Talented country singer/songwriter Lainey Wilson is in the midst of having a breakout year. Her debut single, “Things A Man Oughta Know,” is moving up the Billboard country charts, and has already reached #15 on the Country Airplay chart. This single appears destined for the Top 10, and it’s establishing Wilson as one of the top female artists to emerge this year. More people are also discovering that Wilson has a strong, soulful singing voice, and she has a colorful personality.

“Things A Man Oughta Know” is just one of several standout songs on Wilson’s debut album, Sayin’ What I’m Thinkin’, which was released in April on Broken Bow Records. Her title cut, “Sayin’ What I’m Thinkin’,” is a solid contender to be another hit single for her, and this song warmly conveys her personality—that she’s a person who’s going to speak her mind and always tells it like it is.

Here’s an excerpt of our interview with Lainey Wilson.
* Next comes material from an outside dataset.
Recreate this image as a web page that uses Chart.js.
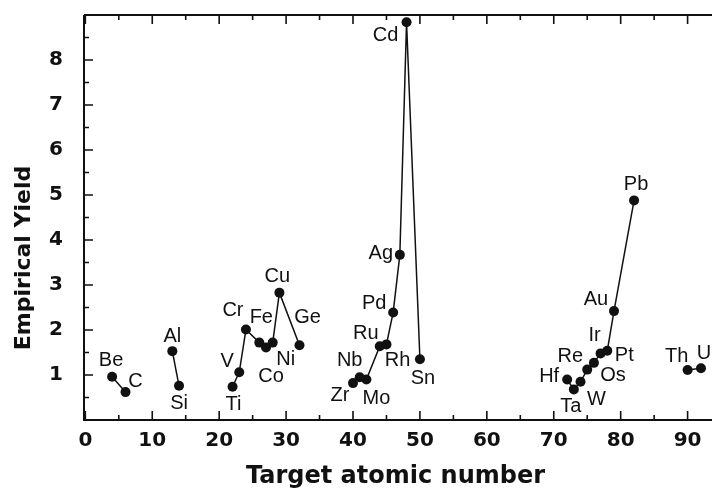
<!DOCTYPE html>
<html>
<head>
<meta charset="utf-8">
<script src="https://cdn.jsdelivr.net/npm/chart.js@4.4.1/dist/chart.umd.min.js"></script>
<style>
  html, body { margin: 0; padding: 0; background: #fff; }
</style>
</head>
<body>
<canvas id="yieldChart" width="712" height="491"></canvas>
<script>
// target elements
const elements = ['Be', 'C', 'Al', 'Si', 'Ti', 'V', 'Cr', 'Fe', 'Co', 'Ni', 'Cu', 'Ge',
    'Zr', 'Nb', 'Mo', 'Ru', 'Rh', 'Pd', 'Ag', 'Cd', 'Sn',
    'Hf', 'Ta', 'W', 'Re', 'Os', 'Ir', 'Pt', 'Au', 'Pb', 'Th', 'U'];
const atomicNumbers = [4, 6, 13, 14, 22, 23, 24, 26, 27, 28, 29, 32,
    40, 41, 42, 44, 45, 46, 47, 48, 50,
    72, 73, 74, 75, 76, 77, 78, 79, 82, 90, 92];
const yields = [0.96, 0.62, 1.53, 0.76, 0.74, 1.06, 2.01, 1.72, 1.61, 1.72, 2.83, 1.66,
    0.82, 0.95, 0.90, 1.64, 1.68, 2.39, 3.67, 8.84, 1.35,
    0.90, 0.68, 0.85, 1.12, 1.27, 1.48, 1.54, 2.42, 4.88, 1.11, 1.15];
// which connected run each point belongs to
const runs = [0, 0, 1, 1, 2, 2, 2, 2, 2, 2, 2, 2,
    3, 3, 3, 3, 3, 3, 3, 3, 3,
    4, 4, 4, 4, 4, 4, 4, 4, 4, 5, 5];
const xTicks = [0, 10, 20, 30, 40, 50, 60, 70, 80, 90];
const yTicks = [1, 2, 3, 4, 5, 6, 7, 8];

// where each element name sits relative to its dot (px)
const labelOffsets = {
    Be: [-1, -16], C: [10, -11], Al: [0, -15], Si: [0, 18], Ti: [1, 18], V: [-12, -11],
    Cr: [-13, -19], Fe: [2, -25], Co: [5, 29], Ni: [13, 17], Cu: [-2, -16], Ge: [8, -28],
    Zr: [-13, 12], Nb: [-10, -17], Mo: [10, 19], Ru: [-14, -13], Rh: [11, 16], Pd: [-19, -9],
    Ag: [-19, -1], Cd: [-21, 13], Sn: [3, 19], Hf: [-18, -3], Ta: [-3, 17], W: [16, 18],
    Re: [-17, -13], Os: [19, 13], Ir: [-6, -18], Pt: [17, 5], Au: [-18, -12], Pb: [2, -16],
    Th: [-11, -14], U: [3, -15]
};

const ink = '#111';
const axisFont = 'DejaVu Sans';

// one line dataset per connected run
const datasets = [];
runs.forEach((run, i) => {
    if (!datasets[run]) {
        datasets[run] = {
            data: [],
            showLine: true,
            borderColor: ink,
            borderWidth: 1.5,
            backgroundColor: ink,
            pointBackgroundColor: ink,
            pointBorderColor: ink,
            pointRadius: 5,
            pointBorderWidth: 0
        };
    }
    datasets[run].data.push({ x: atomicNumbers[i], y: yields[i] });
});

// frame with inward ticks, element names and the y title
const framePlugin = {
    id: 'frame',
    afterDatasetsDraw(chart) {
        const { ctx, chartArea: a, scales: { x, y } } = chart;
        ctx.save();
        ctx.strokeStyle = ink;
        ctx.lineWidth = 2;
        ctx.beginPath();
        ctx.moveTo(a.left, a.top);
        ctx.lineTo(chart.width, a.top);
        ctx.moveTo(a.left, a.top);
        ctx.lineTo(a.left, a.bottom);
        ctx.lineTo(chart.width, a.bottom);
        ctx.stroke();

        ctx.lineWidth = 1.6;
        ctx.beginPath();
        for (let v = 0; v <= 90; v += 5) {
            const px = x.getPixelForValue(v);
            const len = v % 10 === 0 ? 9 : 5;
            ctx.moveTo(px, a.bottom);
            ctx.lineTo(px, a.bottom - len);
            ctx.moveTo(px, a.top);
            ctx.lineTo(px, a.top + len);
        }
        for (let v = 0.5; v < 9; v += 0.5) {
            const py = y.getPixelForValue(v);
            const len = Number.isInteger(v) ? 9 : 5;
            ctx.moveTo(a.left, py);
            ctx.lineTo(a.left + len, py);
        }
        ctx.stroke();

        ctx.fillStyle = ink;
        ctx.font = '20px "Liberation Sans"';
        ctx.textAlign = 'center';
        ctx.textBaseline = 'middle';
        elements.forEach((name, i) => {
            const [dx, dy] = labelOffsets[name];
            ctx.fillText(name, x.getPixelForValue(atomicNumbers[i]) + dx, y.getPixelForValue(yields[i]) + dy);
        });

        ctx.font = 'bold 22px "' + axisFont + '"';
        ctx.translate(24, 258);
        ctx.rotate(-Math.PI / 2);
        ctx.fillText('Empirical Yield', 0, 0);
        ctx.restore();
    }
};

new Chart(document.getElementById('yieldChart'), {
    type: 'scatter',
    data: { datasets },
    options: {
        responsive: false,
        animation: false,
        layout: { padding: { top: 15, right: 0, bottom: 0, left: 0 } },
        plugins: {
            legend: { display: false },
            tooltip: { enabled: false }
        },
        scales: {
            x: {
                type: 'linear',
                min: -0.2,
                max: 92.9,
                afterBuildTicks: scale => { scale.ticks = xTicks.map(v => ({ value: v })); },
                afterFit: scale => {
                    scale.height = 71;
                    scale.paddingLeft = 0;
                    scale.paddingRight = 0;
                },
                grid: { display: false, drawTicks: false },
                border: { display: false },
                ticks: {
                    autoSkip: false,
                    maxRotation: 0,
                    padding: 9,
                    color: ink,
                    font: { family: axisFont, size: 20, weight: 'bold' }
                },
                title: {
                    display: true,
                    text: 'Target atomic number',
                    color: ink,
                    padding: { top: 0, bottom: 0 },
                    font: { family: axisFont, size: 24, weight: 'bold' }
                }
            },
            y: {
                type: 'linear',
                min: 0,
                max: 9,
                afterBuildTicks: scale => { scale.ticks = yTicks.map(v => ({ value: v })); },
                afterFit: scale => {
                    scale.width = 84;
                    scale.paddingTop = 0;
                    scale.paddingBottom = 0;
                },
                grid: { display: false, drawTicks: false },
                border: { display: false },
                ticks: {
                    autoSkip: false,
                    padding: 21,
                    color: ink,
                    font: { family: axisFont, size: 20, weight: 'bold' }
                }
            }
        }
    },
    plugins: [framePlugin]
});
</script>
</body>
</html>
She discusses her title song “Sayin’ What I’m Thinkin’,” and how it captures her artist personality, of being honest and telling it like it is.


Other key songs on her album include “LA,” where Wilson describes her love for her home state of Louisiana, and the playful song “WWDD,” which stands for What Would Dolly Do. Wilson is a big fan and admirer of Dolly Parton, and in the song she says that she would happily follow in Dolly’s footsteps. Another highlight is “Keeping Bars In Business,” which has a unique title and lyric story.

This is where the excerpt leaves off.